Comment by NeutralForest
19 days ago
It's such an amazing project, I wish it used something other than Guile but you can't have everything.
19 days ago
It's such an amazing project, I wish it used something other than Guile but you can't have everything.
Guile has lots of libraries though, and is the language of Guix. This makes it more likely for people to package their stuff via Guix. Guix itself enriches the ecosystem, and Guile projects can use Guix to make them reproducible.
A few problems remain though. A good debugger, a good macro expander (geiser in Emacs is able to expand somehow), and solving the issues with R6RS library syntax and standard library bindings, are what comes to mind.
Racket's multi-core abilities for a long time were mostly heavy weight (places, starting whole new Racket VMs), except for their implementation of futures, but that one was not always useful. I think recently the situation in Racket has improved, but I don't know, whether it is as good as Guile fibers and futures (which are different from futures in Racket).
> Guix itself enriches the ecosystem
Except that ecosystem Guix provides is not on Windows nor MacOS, making a serious limitation to anyone who wants to develop guile on those platforms.
I support GNU's mission in general, but I find it ironic that when they push freedom of choice you're forced to make the "right" choice or you're left twisting in the wind.

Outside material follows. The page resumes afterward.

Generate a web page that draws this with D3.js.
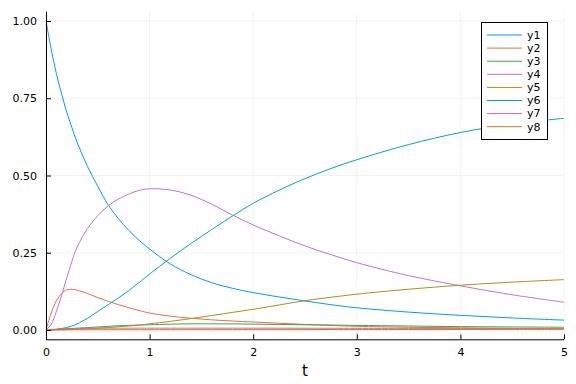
<!DOCTYPE html>
<html>
<head>
<meta charset="utf-8">
<script src="https://cdn.jsdelivr.net/npm/d3@7"></script>
<style>
  html, body { margin: 0; padding: 0; background: #fff; }
  svg { display: block; }
  text { font-family: "DejaVu Sans", sans-serif; }
</style>
</head>
<body>
<svg id="chart" width="576" height="384"></svg>
<script>
// ---- data ----
const t  = [0, 0.05, 0.1, 0.15, 0.2, 0.25, 0.3, 0.4, 0.5, 0.6, 0.7, 0.8, 0.9, 1.0, 1.2, 1.4, 1.6, 1.8, 2.0, 2.25, 2.5, 2.75, 3.0, 3.5, 4.0, 4.5, 5.0];
const y1 = [1, 0.909, 0.83, 0.765, 0.705, 0.655, 0.608, 0.53, 0.465, 0.405, 0.36, 0.322, 0.29, 0.262, 0.214, 0.179, 0.153, 0.135, 0.121, 0.107, 0.094, 0.082, 0.072, 0.058, 0.0475, 0.039, 0.032];
const y2 = [0, 0.055, 0.095, 0.118, 0.13, 0.132, 0.129, 0.118, 0.105, 0.093, 0.082, 0.072, 0.063, 0.055, 0.045, 0.038, 0.033, 0.029, 0.026, 0.022, 0.018, 0.015, 0.012, 0.009, 0.007, 0.005, 0.004];
const y3 = [0, 0.001, 0.002, 0.003, 0.004, 0.005, 0.006, 0.008, 0.010, 0.012, 0.014, 0.015, 0.016, 0.017, 0.019, 0.020, 0.020, 0.020, 0.019, 0.018, 0.017, 0.016, 0.015, 0.013, 0.011, 0.010, 0.009];
const y4 = [0, 0.018, 0.06, 0.112, 0.168, 0.222, 0.268, 0.328, 0.37, 0.402, 0.424, 0.44, 0.452, 0.457, 0.453, 0.436, 0.407, 0.372, 0.34, 0.305, 0.272, 0.244, 0.218, 0.176, 0.143, 0.114, 0.09];
const y5 = [0, 0, 0.0005, 0.001, 0.0015, 0.002, 0.003, 0.004, 0.006, 0.008, 0.011, 0.013, 0.016, 0.02, 0.028, 0.037, 0.047, 0.057, 0.067, 0.081, 0.095, 0.106, 0.116, 0.132, 0.145, 0.155, 0.163];
const y6 = [0, 0.0005, 0.002, 0.005, 0.008, 0.013, 0.02, 0.038, 0.06, 0.082, 0.104, 0.128, 0.154, 0.181, 0.232, 0.28, 0.325, 0.369, 0.41, 0.4525, 0.49, 0.5225, 0.551, 0.60, 0.639, 0.6665, 0.685];
const y7 = [0, 0.002, 0.003, 0.004, 0.0045, 0.005, 0.005, 0.0055, 0.006, 0.006, 0.006, 0.006, 0.006, 0.006, 0.006, 0.006, 0.006, 0.006, 0.006, 0.006, 0.0058, 0.0057, 0.0055, 0.0053, 0.0052, 0.0051, 0.005];
const y8 = [0, 0, 0.0002, 0.0004, 0.0006, 0.0008, 0.001, 0.001, 0.001, 0.001, 0.001, 0.001, 0.001, 0.001, 0.0011, 0.0012, 0.0012, 0.0013, 0.0013, 0.0014, 0.0015, 0.0016, 0.0016, 0.0017, 0.0018, 0.0019, 0.002];
const seriesNames = ["y1", "y2", "y3", "y4", "y5", "y6", "y7", "y8"];
const seriesValues = [y1, y2, y3, y4, y5, y6, y7, y8];
const xTicks = [0, 1, 2, 3, 4, 5];
const yTicks = [0, 0.25, 0.5, 0.75, 1.0];
const xLabel = "t";

// ---- styling ----
const colors = ["#009AFA", "#E36F47", "#3EA44E", "#C271D2", "#AC8E18", "#00A9AD", "#ED5E93", "#C68125"];
const plot = { left: 46, right: 564, top: 11.7, bottom: 339.3 };

const svg = d3.select("#chart");
const x = d3.scaleLinear().domain([0, 5]).range([plot.left, plot.right]);
const y = d3.scaleLinear().domain([-0.03, 1.03]).range([plot.bottom, plot.top]);

// grid
const grid = svg.append("g");
grid.selectAll("line.gx").data(xTicks).join("line")
  .attr("x1", d => x(d)).attr("x2", d => x(d))
  .attr("y1", plot.top).attr("y2", plot.bottom)
  .attr("stroke", "#000").attr("stroke-opacity", 0.1).attr("stroke-width", 0.5);
grid.selectAll("line.gy").data(yTicks).join("line")
  .attr("y1", d => y(d)).attr("y2", d => y(d))
  .attr("x1", plot.left).attr("x2", plot.right)
  .attr("stroke", "#000").attr("stroke-opacity", 0.1).attr("stroke-width", 0.5);

// lines
svg.append("clipPath").attr("id", "clip").append("rect")
  .attr("x", plot.left).attr("y", plot.top)
  .attr("width", plot.right - plot.left).attr("height", plot.bottom - plot.top);
const line = d3.line().x((d, i) => x(t[i])).y(d => y(d)).curve(d3.curveCatmullRom.alpha(0.5));
const lg = svg.append("g").attr("clip-path", "url(#clip)");
seriesValues.forEach((vals, k) => {
  lg.append("path").datum(vals)
    .attr("d", line).attr("fill", "none")
    .attr("stroke", colors[k]).attr("stroke-width", 1);
});

// axes
const xAxis = d3.axisBottom(x).tickValues(xTicks).tickFormat(d3.format("d")).tickSizeInner(-5).tickSizeOuter(0).tickPadding(9);
const yAxis = d3.axisLeft(y).tickValues(yTicks).tickFormat(d3.format(".2f")).tickSizeInner(-5).tickSizeOuter(0).tickPadding(9);
const gx = svg.append("g").attr("transform", `translate(0,${plot.bottom})`).call(xAxis);
const gy = svg.append("g").attr("transform", `translate(${plot.left},0)`).call(yAxis);
[gx, gy].forEach(g => {
  g.select(".domain").attr("stroke", "#000").attr("stroke-width", 1);
  g.selectAll(".tick line").attr("stroke", "#000").attr("stroke-width", 1);
  g.selectAll(".tick text").attr("fill", "#000").style("font-size", "11px").style("font-family", "DejaVu Sans, sans-serif");
});
gy.select(".domain").attr("d", `M0.5,${plot.top}V${plot.bottom}`);
gx.select(".domain").attr("d", `M${plot.left},0.5H${plot.right}`);

svg.append("text").attr("x", (plot.left + plot.right) / 2).attr("y", 376)
  .attr("text-anchor", "middle").style("font-size", "15px").attr("fill", "#000").text(xLabel);

// legend
const leg = svg.append("g");
const lx = 481.5, ly = 22.5, lw = 66, lh = 117;
leg.append("rect").attr("x", lx).attr("y", ly).attr("width", lw).attr("height", lh)
  .attr("fill", "#fff").attr("stroke", "#000").attr("stroke-width", 1);
seriesNames.forEach((name, k) => {
  const cy = 35 + k * 13.1;
  leg.append("line").attr("x1", 487).attr("x2", 522).attr("y1", cy).attr("y2", cy)
    .attr("stroke", colors[k]).attr("stroke-width", 1);
  leg.append("text").attr("x", 527).attr("y", cy).attr("dy", "0.35em")
    .style("font-size", "11px").attr("fill", "#000").text(name);
});
</script>
</body>
</html>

Better focus on developer platforms, than stretch resources too thin. Even if they managed to pull it off, they would need to maintain it. It is quite the different compile target too. Even if Windows was supported, probably many package definitions would have to change to support installing them on Windows. Ultimately, who is to say how Windows updates/MS will break everything? I really don't think they have the resources at this point to pull that one off. How about MS themselves spends time and effort to make things work on their proprietary platform instead, if they want to deliver a very usable platform?
If Guile had more of the "batteries" from the Gauche standard library it might be the perfect all-purpose Scheme. But for just writing a simple application quickly and easily it's been impossible to beat Gauche for me, it's on par with Python and Ruby in that regard IMO.
What kind of application do you write in Gauche?
I am asking, because I might want to get more familiar with it, if it is great for something like GUI or web app. I know there is Guile Golf, but to me it feels unfinished, and I experienced segfaults and crashes, when not doing things exactly as shown in examples and using standard GTK procedures, so that one is kind of out for me, and guile-gi is still changing and seemed kinda complicated to use. On the web front, there is Artanis, but it is too opinionated for me, not a minimalistic framework. Still can build things on top of guile fibers concurrent web server, but then have to build lots of things myself.
Recently, I used Python and tkinter, which works really well, and I would love to have good bindings for tk in Guile.
On my search for Scheme and GUI, I also found stklos, but I have no idea how ready it is and what kind of libraries I would have available, if I built an application with it.
Racket of course also has a GUI framework, that I have tried to use in the past, but it does not have a treeview widget. Has listbox though, with multiple columns.
What does Gauche have to offer, specifically for application development? (GUI, or web, or other)
2 replies →
Aside from the debugging & testing I already mentioned, going only through guix is a tough sell considering the very tiny amount of people that use it. It's also incredibly slow and doesn't have many packages available. Even for Emacs, it has this weird way of going around Emacs-installed packages (GNU or MELPA channels). Just like Guile docs, it also doesn't tell you of a good way to do things, it only says "here is what exists" with too little guidance imo. It means people have to figure out how to setup things properly on top of all the rest. It makes for a terrible onboarding.
Guile' backtraces are useless to the point it baffles me how the community can work on anything else, or how it's not the first item on any such lists as above.
Other than Guile as in different Scheme implementations? It's usually not too difficult to port things between Schemes. Especially if you use standard R6RS or R7RS library syntax.
Guiles debugging has been a nightmare in the 3.x series. Which is rather surprising since it was probably the easiest scheme to debug in the 1.x days.
It got so bad I moved to racket as my daily driver.
Can you say more? Guile's the only scheme I've tried (attempts at packaging for Guix). Debugging has been difficult, but I figured it was me struggling with new tools and API. Does racket have better facilities for introspection or discovery at the REPL?
1 reply →
Even better than PLT Scheme with Dr. Scheme, now Raket has ever been?
I have my doubts, given its age.
Which LLM works best for Racket?
1 reply →
A different scheme that has great debugging and testing and also better docs.